Sam and Suzy’s escape throws Khaki Scouts’ leader, Scout Master Ward (Edward Norton) into his bloodhound mode and hot on the young couple’s trail, he enlists the support of Suzy’s parents (Andersonians Frances McDormand and Bill Murray).  Yet “Moonrise” follows a higher law: Walk, Don’t Run!  There’s no real hurry in Anderson’s world: Scout Ward pauses to smoke, sip scotch in his plaid, zippered tent and record his reflections.  Co-written with Roman Coppola, “Moonrise Kingdom” excels because it delights in the fascinations of childhood and the complexities of adulthood in equal measure.  Enter Bruce Willis as Captain Sharp, whom Suzy’s mother has been seeing extramaritally, and as much as Suzy fights her mother, we can’t help but notice the major way in which she becomes her by the film’s end.

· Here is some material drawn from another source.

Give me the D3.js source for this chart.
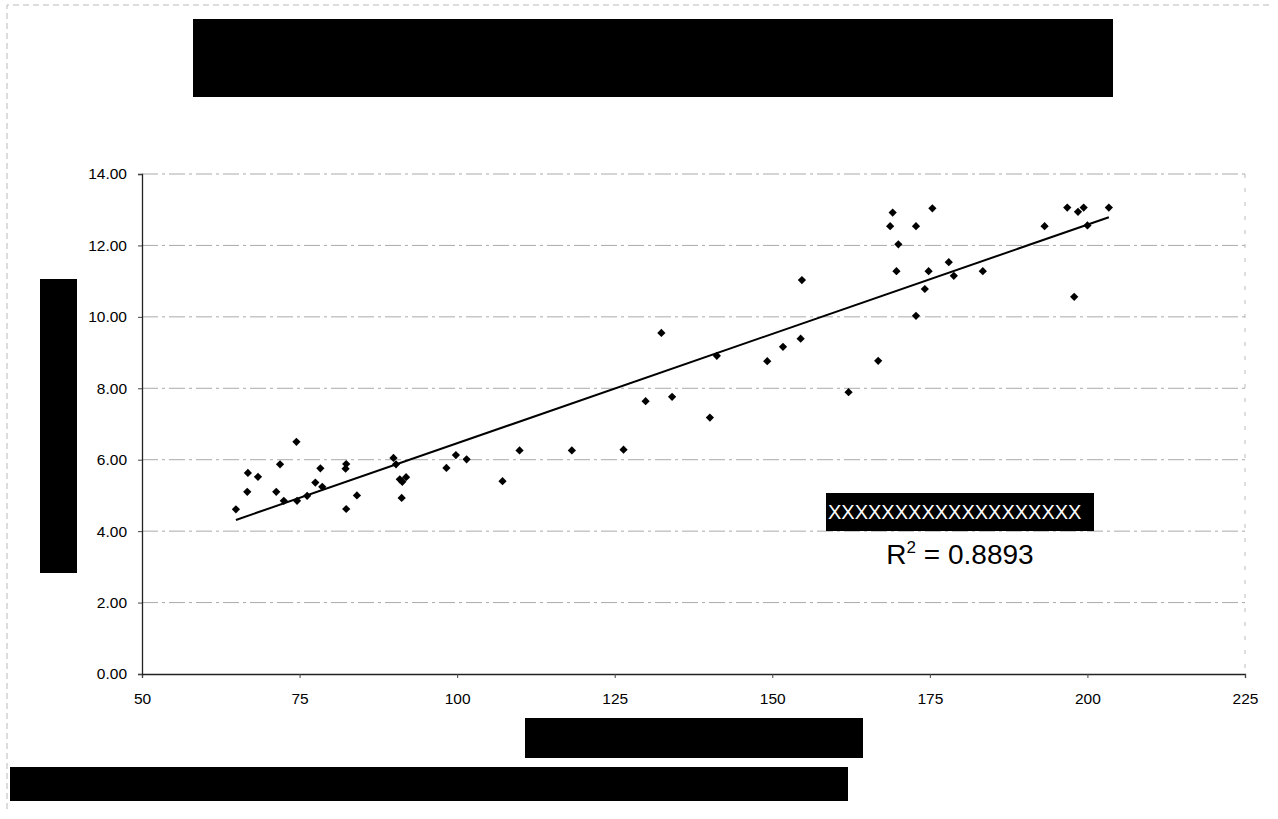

At one point, a bespectacled Sam (replete with Scout badges and coonskin hat) exclaims, while fishing with Suzy: “Fish on hook!  Reel him in slowly!”  That instruction could serve as an apt metaphor for Anderson’s method, more self-satisfied than eager-to-please. A storybook-like plot and excellent ensemble cast (including Tilda Swinton and Jascon Schwartzman) reel the viewer in and in and in.  Again, Anderson doesn’t like to be rushed.  The reason why “Moonrise Kingdom” succeeds whereas his most dissatisfying deadpans such as “The Darjeeling Limited” and worse, “The Life Aquatic with Steven Zissou,” did not, is that adulthood is shaky ground for Anderson; his adult characters come across as precocious children whereas his children are more like puerile adults.  As paradoxical as it may seem, “Moonrise” is a fully mature work about immaturity.  Who else but this auteur could give us an over-stylized scene in which Sam’s foster father’s yellow shirt matches a yellow fan, a yellow refrigerator and a yellow rotary phone, and exchanges like this one, concerning the death of a dog named Snoopy:  “Was he a good dog?” Suzy asks of Sam to which he replies: “Who’s to say but he didn’t deserve to die.”

Meanwhile, it’s safe to say that “Moonrise Kingdom,” Anderson’s best film since “The Royal Tenenbaums” a decade ago, is the most uncampy fun you’ll have at the cinema this summer.  Walk, don’t run.